The dominant model for training in higher education today is the Modular System where students, under supervision, select a series of short courses or modules from a wide range of choices available to them. The system ensures a breadth of study and enables the student to pursue a personal line of interest. In this system flexibility and breadth of study are the prime concerns.
The BA in Performance Arts at Middlesex University is an excellent example of this kind of course. The BAPA is an interdisciplinary course involving a comparative study of dance, drama and music. Here students follow a core course of aesthetics and criticism plus their main study of either Dance, Drama or Music plus a choice from a vast range of supporting studies from all three subjects and including six modules dealing specifically with physical theatre topics.
Each intake produces its own Physical Theatre specialists. Without BAPA it is unlikely that a company such as Trestle would have evolved. Certainly the range of skills required to make the theatre of Trestle would have been unavailable in a conventional single study drama course, the breadth of vision that the modular philosophy brought enabled Trestle to become the company it is today.
Now, twelve years on, times have changed. What was once considered exotic has become mainstream. The ‘new discipline’ of Physical Theatre demands not only a larger platform but a more cogent training programme to serve the needs of a theatre for tomorrow.
The key word here is ‘training’, and theatre training demands a sequential and linear framework where skills can be explored and applied, then re-explored and re-applied within a programme of evolving sophistication. A composite modular degree course training in this sense is impossible. The principles of breadth and flexibility seriously inhibit continuity and sequential development and produce a timetable of such conflicting demands and bewildering complexity that it all too often destroys the very flexibility that it was originally designed to create.
Non-sequential modules give students ‘experiences’ not ‘training’ and although there is a vital place for short, inspiring and innovative encounters these do not add up to a wholesome empirical understanding of a new discipline. Joseph Seelig said that for him, some of the most exciting work in the London International Mime Festival came from artists who had no background in physical theatre at all. ‘They were engineers,’ he said with characteristic irony. Great! At Middlesex, in theory at least, such a divergent range of interests can be accommodated; but if physical theatre is to shake off its ‘exotic’ label and begin to make a deeper and more fundamental contribution to the theatre of tomorrow, we have to:
a) See ourselves as an essential part of theatre and not some latter day ‘enfant terrible’ available only to those who are ‘visually illiterate’.
b) Provide teaching strategies that are more rigorous and more integrated with the highest criteria of good theatre practice.
c) Devise teaching strategies that can attract, sustain and develop the work of the established artists who have already emerged and give them a clear structure to work in.

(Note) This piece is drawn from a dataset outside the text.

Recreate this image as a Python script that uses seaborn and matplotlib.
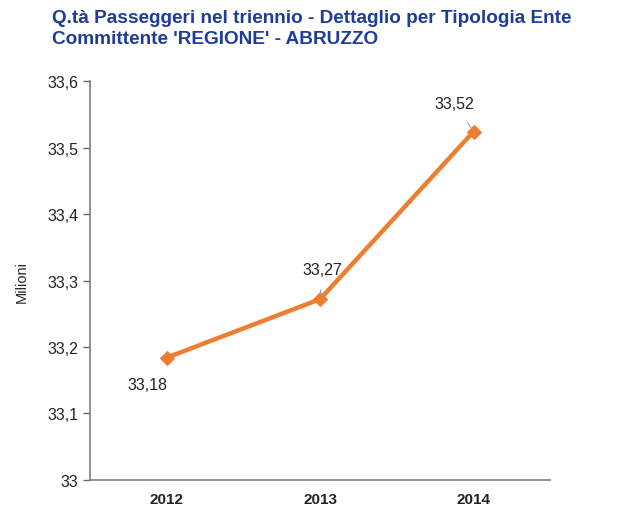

At Middlesex, Leon Rubin and myself are evolving a vocational BA Honours Degree in Acting which we feel goes a long way to realising the above. Our aim is to bring together the best of classical, text-based theatre with the best of physical theatre practice. By working from opposite ends of an axis we want to ensure a catholic and pragmatic approach to theatre training that demands a clear application, whilst avoiding the worst excesses of insularity and doctrinal teaching. By working from both ends of the axis simultaneously we feel we can cross-fertilise two apparently divergent approaches to theatre and produce something of immense value for the future.
The course will be entirely product orientated. In other words, the emphasis will be on performance rather than process. Seventy-five percent of all the assessment is to be based entirely on performance in accordance with carefully laid down criteria.
This is something of an innovation in higher education pedagogy. The conventional practice is to focus on process which, in my experience at least, renders the performance a hypothetical after-thought. By placing all the attention on the product, the theoretical underpinning of the course grows directly from the analysis of the work done on stage.
This point brings us to the relationship between the theory and practice. Grotowski in a letter to Eugenio Barba likened the relationship between the theory and the practice of theatre to the image of a train running on rails. In his analogy Theory and Practice were the rails and Theatre was the train. The strength of this analogy lies in the implication that Theory and Practice level the ground and lay down firm, secure concepts that enable Theatre to sit perfectly on both rails and be led to a specific destination smoothly and with confidence. It would of course be a disaster of British Rail proportions if theory and practice were ever to meet or cross, and certainly miraculous if either theatre or British Rail actually knew where they were going.
In reality the vast amount of so-called theatrical theory is in fact history. When ‘theory’ becomes ‘practice’ it cancels itself out and becomes ‘process’. Every actor or director has a personal process, which may or may not be informed by a number of theories. The main thrust of the work of an actor in training is work on every aspect of the self. In my experience the vast majority of theatre artists working in this country are dedicated pragmatists working from hunches, private enthusiasms or personal vision doing their best with the conditions of the moment. The prime function of our new BA Acting Course at Middlesex will be to facilitate the discovery of this personal process and to guide our students to appraise their own work in a climate of intellectual curiosity and awareness.
Our aim is to give our students a number of keys that can open up a range of possibilities that will enable them to find their own way. A fitting analogy for my work is eating a banana. The peeling is the process, the flesh is the product, and the sound the skin makes as it hits the floor is the theory!